Brief:
Quote all of the data exactly as given. Skip every picture it contains.

--- start Material ---

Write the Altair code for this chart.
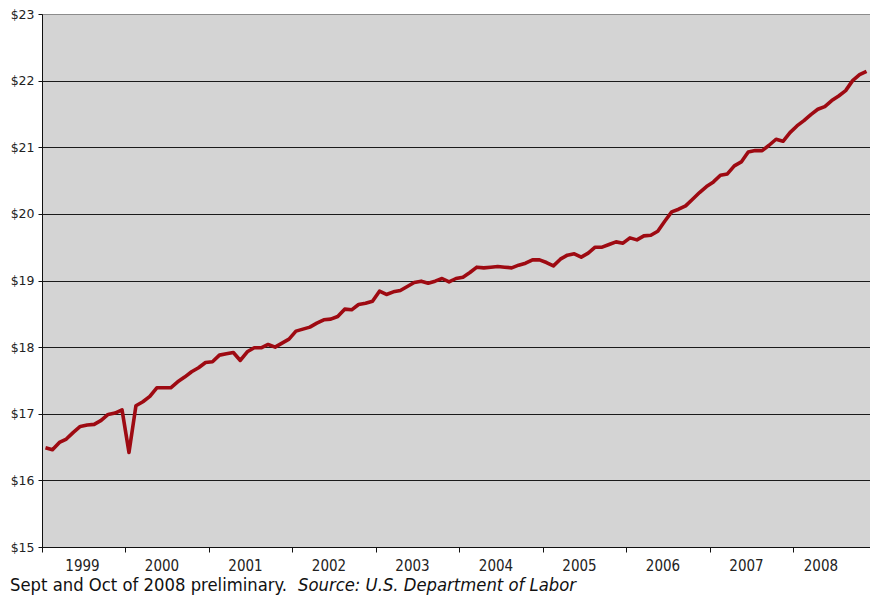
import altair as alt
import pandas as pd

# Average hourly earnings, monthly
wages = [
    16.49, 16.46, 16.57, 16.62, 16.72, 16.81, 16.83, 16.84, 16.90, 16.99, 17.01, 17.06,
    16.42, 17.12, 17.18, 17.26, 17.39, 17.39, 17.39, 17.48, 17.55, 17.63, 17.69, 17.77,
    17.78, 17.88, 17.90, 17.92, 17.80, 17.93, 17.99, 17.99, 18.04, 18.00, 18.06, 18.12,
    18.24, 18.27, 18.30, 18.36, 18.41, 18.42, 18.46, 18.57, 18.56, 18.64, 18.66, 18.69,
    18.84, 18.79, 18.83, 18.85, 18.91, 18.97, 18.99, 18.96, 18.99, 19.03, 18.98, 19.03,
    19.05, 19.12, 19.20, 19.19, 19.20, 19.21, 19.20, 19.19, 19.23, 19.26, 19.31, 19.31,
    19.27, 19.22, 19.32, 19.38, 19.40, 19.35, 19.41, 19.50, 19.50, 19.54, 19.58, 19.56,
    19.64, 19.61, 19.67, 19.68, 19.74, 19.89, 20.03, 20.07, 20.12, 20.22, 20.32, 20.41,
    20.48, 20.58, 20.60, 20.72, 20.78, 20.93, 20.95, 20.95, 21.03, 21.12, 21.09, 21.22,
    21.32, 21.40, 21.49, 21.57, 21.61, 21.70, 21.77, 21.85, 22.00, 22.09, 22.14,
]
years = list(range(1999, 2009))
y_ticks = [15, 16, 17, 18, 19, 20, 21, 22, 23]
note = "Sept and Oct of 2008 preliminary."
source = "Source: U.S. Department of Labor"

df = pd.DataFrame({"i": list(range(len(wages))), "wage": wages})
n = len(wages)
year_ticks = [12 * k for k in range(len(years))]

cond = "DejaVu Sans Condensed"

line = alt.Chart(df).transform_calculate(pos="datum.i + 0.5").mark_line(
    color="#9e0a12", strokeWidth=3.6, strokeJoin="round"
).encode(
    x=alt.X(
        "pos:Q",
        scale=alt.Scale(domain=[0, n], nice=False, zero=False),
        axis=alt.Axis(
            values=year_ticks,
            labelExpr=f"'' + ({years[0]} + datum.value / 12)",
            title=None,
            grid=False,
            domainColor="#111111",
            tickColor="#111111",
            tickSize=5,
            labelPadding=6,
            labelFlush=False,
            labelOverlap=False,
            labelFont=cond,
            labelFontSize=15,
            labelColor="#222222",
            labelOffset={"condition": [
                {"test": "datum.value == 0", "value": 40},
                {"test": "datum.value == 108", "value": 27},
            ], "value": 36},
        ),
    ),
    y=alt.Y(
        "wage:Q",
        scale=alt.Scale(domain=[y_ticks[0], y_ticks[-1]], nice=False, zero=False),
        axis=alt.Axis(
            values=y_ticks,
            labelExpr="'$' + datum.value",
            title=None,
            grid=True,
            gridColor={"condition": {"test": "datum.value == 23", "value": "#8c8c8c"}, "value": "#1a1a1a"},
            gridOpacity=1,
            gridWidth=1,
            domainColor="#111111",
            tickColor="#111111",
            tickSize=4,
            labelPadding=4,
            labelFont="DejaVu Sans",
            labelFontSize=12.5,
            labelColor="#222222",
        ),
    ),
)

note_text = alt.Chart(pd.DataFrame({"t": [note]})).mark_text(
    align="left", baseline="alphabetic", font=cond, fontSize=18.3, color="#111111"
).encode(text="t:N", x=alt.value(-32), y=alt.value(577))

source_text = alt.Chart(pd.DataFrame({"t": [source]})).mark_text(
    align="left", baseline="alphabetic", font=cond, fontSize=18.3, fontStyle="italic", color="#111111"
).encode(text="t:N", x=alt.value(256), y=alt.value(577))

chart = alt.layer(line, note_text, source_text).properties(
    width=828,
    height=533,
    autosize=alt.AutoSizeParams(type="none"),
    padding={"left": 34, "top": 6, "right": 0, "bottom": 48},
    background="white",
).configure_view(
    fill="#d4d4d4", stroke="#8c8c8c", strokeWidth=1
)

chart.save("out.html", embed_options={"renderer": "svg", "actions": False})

--- end Material ---

Solution to this task:
Write the Altair code for this chart.
import altair as alt
import pandas as pd

# Average hourly earnings, monthly
wages = [
    16.49, 16.46, 16.57, 16.62, 16.72, 16.81, 16.83, 16.84, 16.90, 16.99, 17.01, 17.06,
    16.42, 17.12, 17.18, 17.26, 17.39, 17.39, 17.39, 17.48, 17.55, 17.63, 17.69, 17.77,
    17.78, 17.88, 17.90, 17.92, 17.80, 17.93, 17.99, 17.99, 18.04, 18.00, 18.06, 18.12,
    18.24, 18.27, 18.30, 18.36, 18.41, 18.42, 18.46, 18.57, 18.56, 18.64, 18.66, 18.69,
    18.84, 18.79, 18.83, 18.85, 18.91, 18.97, 18.99, 18.96, 18.99, 19.03, 18.98, 19.03,
    19.05, 19.12, 19.20, 19.19, 19.20, 19.21, 19.20, 19.19, 19.23, 19.26, 19.31, 19.31,
    19.27, 19.22, 19.32, 19.38, 19.40, 19.35, 19.41, 19.50, 19.50, 19.54, 19.58, 19.56,
    19.64, 19.61, 19.67, 19.68, 19.74, 19.89, 20.03, 20.07, 20.12, 20.22, 20.32, 20.41,
    20.48, 20.58, 20.60, 20.72, 20.78, 20.93, 20.95, 20.95, 21.03, 21.12, 21.09, 21.22,
    21.32, 21.40, 21.49, 21.57, 21.61, 21.70, 21.77, 21.85, 22.00, 22.09, 22.14,
]
years = list(range(1999, 2009))
y_ticks = [15, 16, 17, 18, 19, 20, 21, 22, 23]
note = "Sept and Oct of 2008 preliminary."
source = "Source: U.S. Department of Labor"

df = pd.DataFrame({"i": list(range(len(wages))), "wage": wages})
n = len(wages)
year_ticks = [12 * k for k in range(len(years))]

cond = "DejaVu Sans Condensed"

line = alt.Chart(df).transform_calculate(pos="datum.i + 0.5").mark_line(
    color="#9e0a12", strokeWidth=3.6, strokeJoin="round"
).encode(
    x=alt.X(
        "pos:Q",
        scale=alt.Scale(domain=[0, n], nice=False, zero=False),
        axis=alt.Axis(
            values=year_ticks,
            labelExpr=f"'' + ({years[0]} + datum.value / 12)",
            title=None,
            grid=False,
            domainColor="#111111",
            tickColor="#111111",
            tickSize=5,
            labelPadding=6,
            labelFlush=False,
            labelOverlap=False,
            labelFont=cond,
            labelFontSize=15,
            labelColor="#222222",
            labelOffset={"condition": [
                {"test": "datum.value == 0", "value": 40},
                {"test": "datum.value == 108", "value": 27},
            ], "value": 36},
        ),
    ),
    y=alt.Y(
        "wage:Q",
        scale=alt.Scale(domain=[y_ticks[0], y_ticks[-1]], nice=False, zero=False),
        axis=alt.Axis(
            values=y_ticks,
            labelExpr="'$' + datum.value",
            title=None,
            grid=True,
            gridColor={"condition": {"test": "datum.value == 23", "value": "#8c8c8c"}, "value": "#1a1a1a"},
            gridOpacity=1,
            gridWidth=1,
            domainColor="#111111",
            tickColor="#111111",
            tickSize=4,
            labelPadding=4,
            labelFont="DejaVu Sans",
            labelFontSize=12.5,
            labelColor="#222222",
        ),
    ),
)

note_text = alt.Chart(pd.DataFrame({"t": [note]})).mark_text(
    align="left", baseline="alphabetic", font=cond, fontSize=18.3, color="#111111"
).encode(text="t:N", x=alt.value(-32), y=alt.value(577))

source_text = alt.Chart(pd.DataFrame({"t": [source]})).mark_text(
    align="left", baseline="alphabetic", font=cond, fontSize=18.3, fontStyle="italic", color="#111111"
).encode(text="t:N", x=alt.value(256), y=alt.value(577))

chart = alt.layer(line, note_text, source_text).properties(
    width=828,
    height=533,
    autosize=alt.AutoSizeParams(type="none"),
    padding={"left": 34, "top": 6, "right": 0, "bottom": 48},
    background="white",
).configure_view(
    fill="#d4d4d4", stroke="#8c8c8c", strokeWidth=1
)

chart.save("out.html", embed_options={"renderer": "svg", "actions": False})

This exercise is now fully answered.